In this latest webinar, Deepak explained:

  • MTTK is time required to determine root cause of an issue, and MTTR is heavily dependent on MTTK. During this time, you cannot answer your CIO with any certainty on what's wrong. "We're working on it, but I don't know what's wrong or when it will be fixed."

Because so many data centers still rely on point tools, MTTR can turn into an all-day or even multi-day process.

Said Deepak:

  • According to [the August 2013 Forrester report], 34% of those surveyed said it takes from a half day to more than a day to resolve problems with mission-critical applications. A lot of this is happening because of the reliance on point tools. These tools don't talk to one another, because they’re designed for a specific component or technology rather than an application or service. So you can’t figure out what an alert really means because your tools are not providing you any context around what’s going wrong.
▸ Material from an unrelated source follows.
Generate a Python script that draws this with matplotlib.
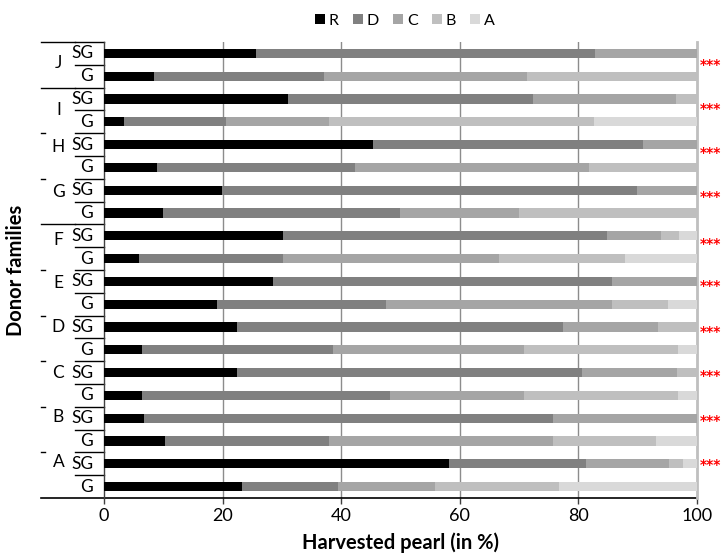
import numpy as np
import matplotlib.pyplot as plt
import matplotlib.transforms as mtransforms

plt.rcParams['font.family'] = ['Lato', 'DejaVu Sans']

# Donor families, bottom to top; each has a G and an SG row
families = ["A", "B", "C", "D", "E", "F", "G", "H", "I", "J"]
row_kinds = ["G", "SG"]
classes = ["R", "D", "C", "B", "A"]
colors = ["#000000", "#808080", "#a5a5a5", "#bfbfbf", "#d9d9d9"]

# cumulative end of each class (R, D, C, B), A fills to 100 -- rows bottom to top
ends = [
    [23.2, 39.5, 55.8, 76.8],   # A G
    [58.1, 81.3, 95.3, 97.6],   # A SG
    [10.3, 37.9, 75.8, 93.1],   # B G
    [6.8, 75.8, 100.0, 100.0],  # B SG
    [6.4, 48.3, 70.8, 96.8],    # C G
    [22.5, 80.6, 96.6, 100.0],  # C SG
    [6.4, 38.7, 70.8, 96.8],    # D G
    [22.5, 77.4, 93.4, 100.0],  # D SG
    [19.0, 47.6, 85.7, 95.1],   # E G
    [28.5, 85.7, 100.0, 100.0], # E SG
    [5.9, 30.2, 66.6, 87.9],    # F G
    [30.2, 84.8, 93.9, 97.0],   # F SG
    [9.9, 49.9, 70.0, 100.0],   # G G
    [19.9, 89.9, 100.0, 100.0], # G SG
    [8.9, 42.3, 81.8, 100.0],   # H G
    [45.4, 90.9, 100.0, 100.0], # H SG
    [3.4, 20.6, 37.9, 82.6],    # I G
    [31.0, 72.3, 96.5, 100.0],  # I SG
    [8.4, 37.1, 71.3, 100.0],   # J G
    [25.6, 82.8, 100.0, 100.0], # J SG
]
signif = ["***"] * len(families)

ends = np.array(ends)
cum = np.hstack([np.zeros((len(ends), 1)), ends, np.full((len(ends), 1), 100.0)])
widths = np.diff(cum, axis=1)
y = np.arange(len(ends))

fig = plt.figure(figsize=(7.22, 5.57), dpi=100)
ax = fig.add_axes([104 / 722, 59 / 557, 593 / 722, 456 / 557])

for k, name in enumerate(classes):
    ax.barh(y, widths[:, k], left=cum[:, k], height=0.4, color=colors[k],
            label=name, zorder=3)

ax.set_xlim(0, 100)
ax.set_ylim(-0.5, len(ends) - 0.5)
ax.set_xticks([0, 20, 40, 60, 80, 100])
ax.tick_params(axis='x', labelsize=13, length=4, width=1, color='#404040', direction='out')
ax.set_yticks([])
for x in [20, 40, 60, 80]:
    ax.axvline(x, color='#8c8c8c', lw=1, zorder=1)
ax.spines['top'].set_visible(False)
ax.spines['right'].set_color('#bfbfbf')
ax.spines['right'].set_linewidth(2)
ax.spines['left'].set_color('#404040')
ax.spines['left'].set_linewidth(1)
ax.spines['bottom'].set_visible(False)

# multi-level category axis on the left
tr = mtransforms.blended_transform_factory(ax.transAxes, ax.transData)
x_outer, x_inner = -0.106, -0.049
ax.plot([x_outer, 1.0], [-0.5, -0.5], transform=tr, color='black', lw=1.2, clip_on=False)
for b in range(1, len(ends) + 1):
    yb = b - 0.5
    ax.plot([x_inner, 0], [yb, yb], transform=tr, color='black', lw=1, clip_on=False)
    if b % 2 == 0:
        if b in (12, 18, 20):
            ax.plot([x_outer, x_inner], [yb, yb], transform=tr, color='black', lw=1, clip_on=False)
        else:
            ax.plot([x_outer, x_outer + 0.006], [yb, yb], transform=tr, color='black', lw=1, clip_on=False)

for i in range(len(ends)):
    ax.text(-0.018, i, row_kinds[i % 2], transform=tr, ha='right', va='center', fontsize=12.5)

label_off = [0.1, 0.05, 0.0, 0.0, -0.05, -0.2, -0.1, -0.1, -0.5, -0.4]
star_off = [0.04, -0.04, -0.06, -0.13, -0.11, -0.27, -0.21, -0.28, -0.35, -0.42]
for g, fam in enumerate(families):
    ax.text(-0.077, 2 * g + 1 + label_off[g], fam, transform=tr, ha='center', va='center', fontsize=12.5)
    ax.text(1.022, 2 * g + 1 + star_off[g] - 0.1, signif[g], transform=tr, ha='center',
            va='center', fontsize=10, fontweight='bold', color='#ff0000',
            family='DejaVu Sans')

ax.set_xlabel("Harvested pearl (in %)", fontsize=14.5, fontweight='bold', labelpad=6)
fig.text(0.022, 0.515, "Donor families", rotation=90, ha='center', va='center',
         fontsize=14.5, fontweight='bold')

fig.legend(loc='center', bbox_to_anchor=(0.561, 0.963), ncol=5, frameon=False, fontsize=11.5,
           handlelength=0.6, handleheight=0.6, handletextpad=0.25, columnspacing=0.9)

fig.savefig("out.png", dpi=100)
So you need a lot of intervention from SMEs pulled from different domains within your organization—and most of them already have a day job!

Of those surveyed in the Forrester report, 72% say determining the root cause of a problem requires human intervention, and 63% need the help of between four and ten or more full-time employees to address a major disruption.

That’s insane! If you have the choice of either devoting so many IT resources to identify and solve a problem or implementing a true cloud-era unified monitoring solution that automates the root cause analysis process, what would you choose? I know my answer.